Thursday, June 18, 2015

Of Rain and Pipes

Hello all, Jesse Westendorp again. We’ve had a bit of an exciting time lately, as I’m sure you’re all aware. The rain has made our task...interesting to say the least. However, in between the increasingly hard to ignore sense of impending doom, there was a bright spot in the day that served to distract a few of us from Mother Nature’s increasingly desperate attempts to bog our work down. Yesterday a very particular piece of Native American, or rather, native-French culture was unearthed at the Fort St. Joseph site. It was so precisely cut that at first thought it was simply a machined device of modern make, despite the fact it came from what we term the occupational zone. The occupational zone, for those who don’t know, is a region of soil beneath the disturbed soils in the Fort St. Joseph area. It is, in theory, basically untouched by modern hands.
Hopefully that tidbit of information, and the resulting unlikelihood of the artifact being from the modern era, should indicate to you just how precise the cuts were.

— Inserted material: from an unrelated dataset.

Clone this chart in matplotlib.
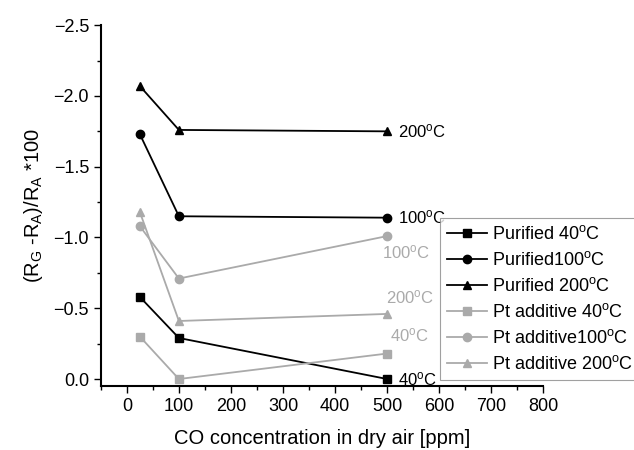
import matplotlib
matplotlib.use("Agg")
import matplotlib.pyplot as plt
from matplotlib.ticker import MultipleLocator

plt.rcParams['font.family'] = ['Liberation Sans', 'DejaVu Sans']
plt.rcParams['mathtext.fontset'] = 'custom'
plt.rcParams['mathtext.rm'] = 'Liberation Sans'
plt.rcParams['mathtext.it'] = 'Liberation Sans'

conc = [25, 100, 500]
purified_40 = [-0.58, -0.29, 0.0]
purified_100 = [-1.73, -1.15, -1.14]
purified_200 = [-2.07, -1.76, -1.75]
pt_40 = [-0.30, 0.0, -0.18]
pt_100 = [-1.08, -0.71, -1.01]
pt_200 = [-1.18, -0.41, -0.46]

deg = r"$^{\mathrm{o}}$C"
labels = ["Purified 40" + deg, "Purified100" + deg, "Purified 200" + deg,
          "Pt additive 40" + deg, "Pt additive100" + deg, "Pt additive 200" + deg]

black = "#000000"
gray = "#aaaaaa"

fig = plt.figure(figsize=(6.34, 4.5), dpi=100)
ax = fig.add_axes([0.159, 0.142, 0.698, 0.802])

series = [(purified_40, black, 's'), (purified_100, black, 'o'), (purified_200, black, '^'),
          (pt_40, gray, 's'), (pt_100, gray, 'o'), (pt_200, gray, '^')]
handles = []
for (vals, c, m), lab in zip(series, labels):
    h, = ax.plot(conc, vals, color=c, marker=m, markersize=6, linewidth=1.3, label=lab)
    handles.append(h)

ax.set_xlim(-50, 800)
ax.set_ylim(0.05, -2.5)
ax.xaxis.set_major_locator(MultipleLocator(100))
ax.xaxis.set_minor_locator(MultipleLocator(50))
ax.yaxis.set_major_locator(MultipleLocator(0.5))
ax.yaxis.set_minor_locator(MultipleLocator(0.25))
ax.spines['top'].set_visible(False)
ax.spines['right'].set_visible(False)
ax.spines['left'].set_linewidth(1.5)
ax.spines['bottom'].set_linewidth(1.5)
ax.tick_params(which='major', length=5, width=1, labelsize=13)
ax.tick_params(which='minor', length=3, width=1)
ax.set_xticks([0, 100, 200, 300, 400, 500, 600, 700, 800])
ax.set_yticks([0.0, -0.5, -1.0, -1.5, -2.0, -2.5])
ax.set_yticklabels(["0.0", "\u22120.5", "\u22121.0", "\u22121.5", "\u22122.0", "\u22122.5"])

ax.set_xlabel("CO concentration in dry air [ppm]", fontsize=14.5, labelpad=10)
ax.set_ylabel(r"(R$_{G}$ -R$_{A}$)/R$_{A}$ *100", fontsize=14.5, labelpad=6)

# end labels
ax.annotate("200" + deg, (500, purified_200[-1]), xytext=(8, 0), textcoords='offset points',
            va='center', ha='left', fontsize=12, color=black)
ax.annotate("100" + deg, (500, purified_100[-1]), xytext=(8, 0), textcoords='offset points',
            va='center', ha='left', fontsize=12, color=black)
ax.annotate("40" + deg, (500, purified_40[-1]), xytext=(8, 0), textcoords='offset points',
            va='center', ha='left', fontsize=12, color=black)
ax.annotate("100" + deg, (500, pt_100[-1]), xytext=(-4, -12), textcoords='offset points',
            va='center', ha='left', fontsize=12, color=gray)
ax.annotate("200" + deg, (500, pt_200[-1]), xytext=(-1, 12), textcoords='offset points',
            va='center', ha='left', fontsize=12, color=gray)
ax.annotate("40" + deg, (500, pt_40[-1]), xytext=(2, 13), textcoords='offset points',
            va='center', ha='left', fontsize=12, color=gray)

leg = fig.legend(handles=handles, labels=labels, loc='upper left',
                 bbox_to_anchor=(440 / 634, 1 - 218 / 450), fontsize=13,
                 frameon=True, fancybox=False, edgecolor='#888888',
                 handlelength=2.2, borderaxespad=0, labelspacing=0.44,
                 handletextpad=0.3, borderpad=0.4)
leg.get_frame().set_linewidth(0.8)

fig.savefig("out.png", dpi=100)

As it turned out, the artifact was not a tool of modern times, but was actually a piece of a device called a Micmac pipe. This pipe was, as indicated above, something of a cross-cultural phenomenon. It was used by both the French and the Native Americans for quite some time. The primary features of a Micmac pipe are an inverted acorn shaped bowl, short constricted bowl stem and a triangular base. The pipe worked in a fairly simple way, a hollow reed was into a hole along the bottom of the triangular base, and at times decorations were hung along this reed, depending on the tastes of the soon-to-be user. There may also be a small hole near the “tip” of the pipe to release the smoke as the user partakes in the primary function of the device.
Micmac pipe uncovered this week.  (photo by Aaron Howard)
Now, to get such a wonderfully precise cut on the Micmac pipes, one needs to use a selection from a certain set of materials. The materials in question could be anything from Siltstone, soapstone, shale, limestone or linite. These pipes have been reported in a rather large area, indicate a large degree of cultural diffusion, perhaps aided by French traders. The area in question stretches from Labrador in Canada to Georgia in the United States. This range is impressive to say the least, and could be taken as a testament to the quality of the manufacturing process and the resulting product. A low-quality process would not, with European pipes and the like available from European traders and other native American pipe designs available in addition to the European pipes-have spread quite so far. The pipes are also found in a variety of environments, indicating that they may well have been hardy in addition to being high-quality. Another pipe of the Micmac variety was discovered in an area of rolling hills and bordered by an evergreen forest, the soil was by and large a yellowish sand and the site as a whole was bordered by what could accurately be described as a bog.
Considering our situation at the dig site, I cannot help but feel a stab sympathy to the poor men and women who had to work so close to that concentration of water. In addition, two other pipes were found within the same general area. This area being the Prince Albert area of Saskatchewan.  All three specimens recovered showed signs of professional craftsmanship, and one in particular, crafted from gray limestone, was specifically noted as having been of extra-local origin, indicating that the trade in Micmac had quite the reach indeed.
It’s quite fascinating, and dare I say exciting, to have had a part in unearthing a portion of such an interesting family of artifacts. Several people whom the artifact was shown to noted that the precision of the holes carved into the pipe was something they would attribute to a modern drill piece, rather than the work of long-dead craftsmen. I had not even known that such levels of precision had been reached amongst the natives of the America’s at that time period, so the whole experience regarding the pipe has proven to be very educational, and as I said before, exciting, as finding something out that one did not expect tends to be. 

1 comment:

Anonymous said...

Hi, This mentions different materials but doesn't say which was used for this one? I think that others found were soapstone? But also one from Catlinite?